Quiet: The Power of Introverts in a World That Can't Stop Talking, by Susan Cain

Behind the Beautiful Forevers: Life, Death and Hope in a Mumbai Undercity, by Katherine Boo
The Power of Habit: Why We Do What We Do in Life and Business, by Charles Duhigg
Steal Like an Artist: 10 Things Nobody Told You About Being Creative, by Austin Kleon
How Children Succeed: Grit, Curiosity, and the Hidden Power of Character, by Paul Tough


(Memoirs, history, and biography appear in separate lists.)


What about RPL readers?  We compiled a list of 2012 hardcover titles ranked in order of popularity based on the number of checkouts. According to this list, our patrons like crime fiction (thrillers and mysteries) and urban fiction.  The top ten most-circulated titles of 2012 were:

The Innocent, by David Baldacci
Private Games, by James Patterson and Mark Sullivan
11th Hour, by James Patterson and Maxine Paetro
Murderville, “from the minds of” Ashley and Ja (What does that mean???)
Gone Girl, by Gillian Flynn
Low Down and Dirty, by Vicki M. Stringer
Home, by Toni Morrison
Guilty Wives, by James Patterson and David Ellis
An Accidental Affair, by Eric Jerome Dickey
Black and Ugly As Ever, by T Styles

Of the top 50 or so titles that circulated more than 100 times, urban fiction was the most popular genre, with 19 titles.
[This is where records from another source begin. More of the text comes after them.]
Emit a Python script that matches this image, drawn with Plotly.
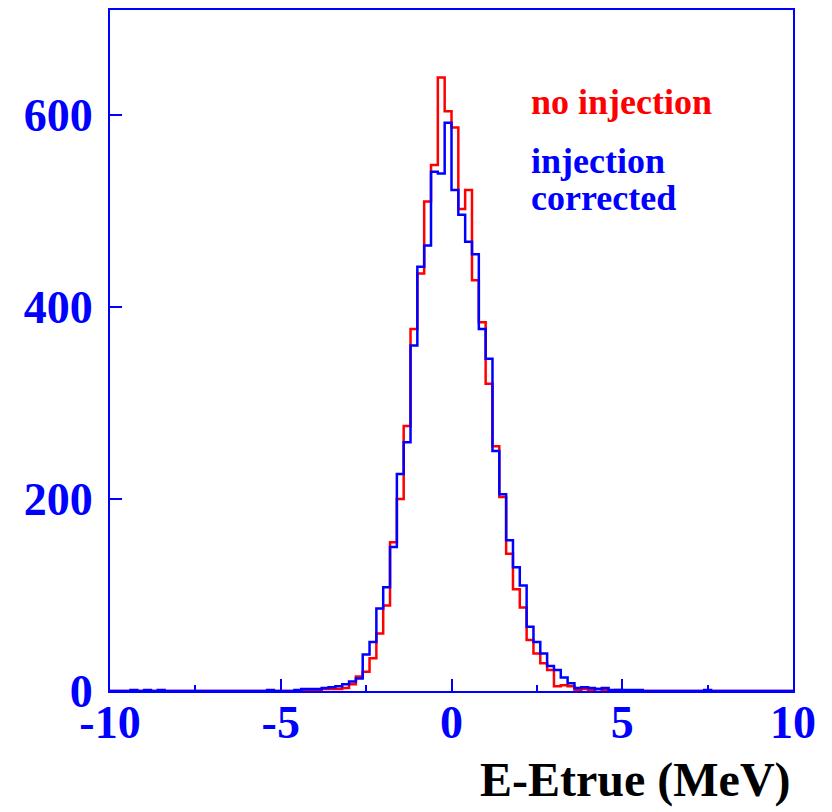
import plotly.graph_objects as go

# Histogram: 100 bins of 0.2 MeV from -10 to 10
bin_low = -10.0
bin_width = 0.2
n_bins = 100

# counts per bin (index k -> [-10+0.2k, -10+0.2(k+1)])
no_injection = [
    0, 0, 0, 0, 0, 0, 0, 0, 0, 0,
    0, 0, 0, 0, 0, 0, 0, 0, 0, 0,
    0, 0, 0, 0, 0, 0, 0, 0, 1, 0,
    1, 2, 2, 2, 3, 7, 15, 20, 34, 60,
    89, 155, 200, 276, 377, 435, 510, 548, 639, 604,
    587, 502, 522, 428, 384, 320, 255, 202, 143, 106,
    87, 53, 39, 29, 22, 5, 6, 5, 1, 2,
    1, 2, 1, 0, 1, 0, 0, 0, 0, 0,
    0, 0, 0, 0, 0, 0, 0, 0, 0, 0,
    0, 0, 0, 0, 0, 0, 0, 0, 0, 0,
]

injection_corrected = [
    0, 0, 0, 1, 0, 1, 0, 1, 0, 0,
    0, 0, 0, 0, 0, 0, 0, 0, 0, 0,
    0, 0, 0, 1, 0, 0, 0, 1, 2, 2,
    2, 3, 4, 5, 7, 10, 13, 38, 51, 86,
    108, 150, 226, 259, 360, 442, 464, 541, 539, 592,
    522, 496, 468, 455, 377, 346, 250, 205, 157, 129,
    110, 67, 51, 39, 26, 22, 14, 8, 3, 4,
    3, 2, 3, 1, 1, 1, 1, 1, 0, 0,
    0, 0, 0, 0, 0, 0, 0, 1, 0, 0,
    0, 0, 0, 0, 0, 0, 0, 0, 0, 0,
]

x_ticks = [-10, -5, 0, 5, 10]
y_ticks = [0, 200, 400, 600]

edges = [bin_low + bin_width * k for k in range(n_bins + 1)]

BLUE = "#0000ff"
RED = "#ff0000"
FONT = "Liberation Serif"

fig = go.Figure()
fig.add_trace(go.Scatter(x=edges, y=no_injection + [no_injection[-1]],
                         mode="lines", line=dict(shape="hv", color=RED, width=2.5),
                         showlegend=False, hoverinfo="skip"))
fig.add_trace(go.Scatter(x=edges, y=injection_corrected + [injection_corrected[-1]],
                         mode="lines", line=dict(shape="hv", color=BLUE, width=2.5),
                         showlegend=False, hoverinfo="skip"))

tickfont = dict(family=FONT, size=46, color=BLUE, weight="bold")

fig.update_layout(
    width=832, height=812,
    margin=dict(l=110, r=39, t=8, b=121),
    paper_bgcolor="white", plot_bgcolor="white",
    showlegend=False,
    xaxis=dict(range=[-10, 10], tickvals=x_ticks, ticktext=[str(v) for v in x_ticks],
               ticks="inside", ticklen=12, tickwidth=2, tickcolor=BLUE,
               showline=True, linecolor=BLUE, linewidth=2, mirror=True,
               showgrid=False, zeroline=False, tickfont=tickfont,
               ticklabelstandoff=-10,
               minor=dict(dtick=2.5, tick0=0, ticks="inside", ticklen=6,
                          tickwidth=2, tickcolor=BLUE, showgrid=False)),
    yaxis=dict(range=[0, 709.4], tickvals=y_ticks, ticktext=[str(v) for v in y_ticks],
               ticks="inside", ticklen=12, tickwidth=2, tickcolor=BLUE,
               showline=True, linecolor=BLUE, linewidth=2, mirror=True,
               showgrid=False, zeroline=False, tickfont=tickfont,
               ticklabelstandoff=6),
)

fig.add_annotation(text="E-Etrue (MeV)", xref="paper", yref="paper",
                   x=1.0, y=-0.131, xanchor="right", yanchor="middle",
                   showarrow=False,
                   font=dict(family=FONT, size=48, color="black", weight="bold"))
fig.add_annotation(text="no injection", x=2.27, y=614, xanchor="left", yanchor="middle",
                   showarrow=False, font=dict(family=FONT, size=36, color=RED, weight="bold"))
fig.add_annotation(text="injection", x=2.27, y=552, xanchor="left", yanchor="middle",
                   showarrow=False, font=dict(family=FONT, size=36, color=BLUE, weight="bold"))
fig.add_annotation(text="corrected", x=2.27, y=514, xanchor="left", yanchor="middle",
                   showarrow=False, font=dict(family=FONT, size=36, color=BLUE, weight="bold"))

fig.write_html("out.html")
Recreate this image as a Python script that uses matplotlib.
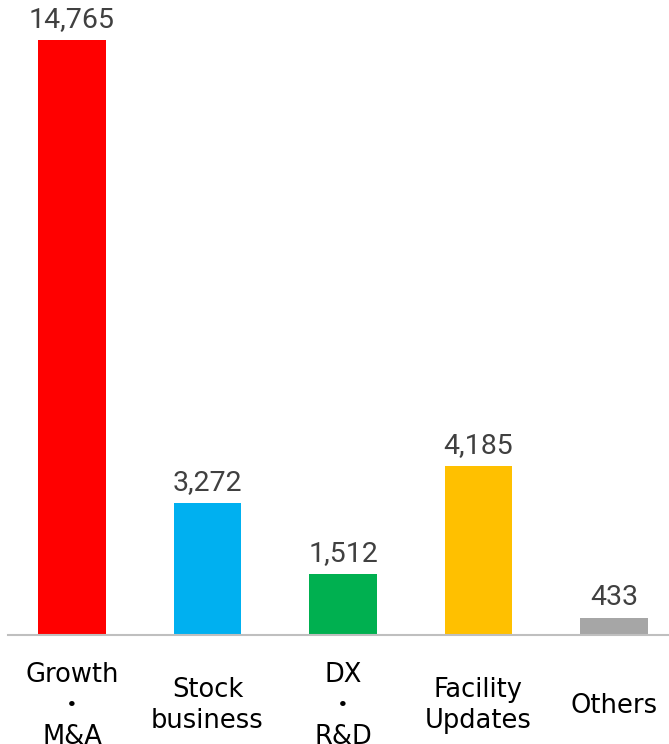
import matplotlib.pyplot as plt

categories = ["Growth\n・\nM&A", "Stock\nbusiness", "DX\n・\nR&D", "Facility\nUpdates", "Others"]
values = [14765, 3272, 1512, 4185, 433]
colors = ["#FF0000", "#00B0F0", "#00B050", "#FFC000", "#A6A6A6"]

fig = plt.figure(figsize=(6.69, 7.44), dpi=100)
ax = fig.add_axes([8 / 669, 109 / 744, 661 / 669, 635 / 744])

x = range(len(values))
bars = ax.bar(x, values, width=0.5, color=colors, zorder=2)

for xi, v in zip(x, values):
    ax.annotate(f"{v:,}", (xi, v), xytext=(0, 5), textcoords="offset points",
                ha="center", va="bottom", fontsize=20.5, color="#404040",
                family=["Roboto", "DejaVu Sans"])

ax.set_xlim(-0.472, 4.406)
ax.set_ylim(0, 15758)

ax.set_xticks(list(x))
ax.set_xticklabels(categories, fontsize=18.5, family=["DejaVu Sans", "Noto Sans CJK JP"],
                   linespacing=1.25, va="center")
ax.tick_params(axis="x", length=0, pad=51)
ax.set_yticks([])

for side in ["top", "left", "right"]:
    ax.spines[side].set_visible(False)
ax.spines["bottom"].set_color("#BFBFBF")
ax.spines["bottom"].set_linewidth(1.5)
ax.spines["bottom"].set_zorder(3)

fig.savefig("out.png", dpi=100)
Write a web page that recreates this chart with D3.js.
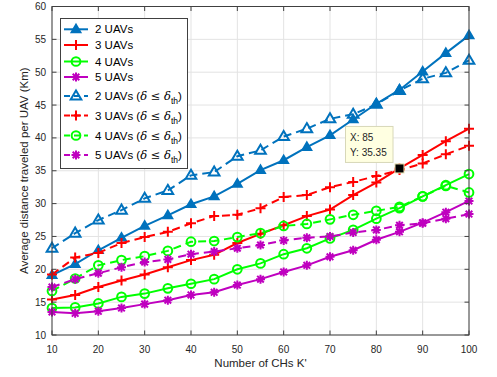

Crime fiction was next with 11. Commercial, or popular, fiction included 11 titles, and literary fiction 5. Only 1 nonfiction title circulated more than 100 times: Cheryl Strayed’s memoir Wild, From Lost To Found on the Pacific Crest Trail.  And where on the list was Fifty Shades of Grey (in a classification all its own)?  16th.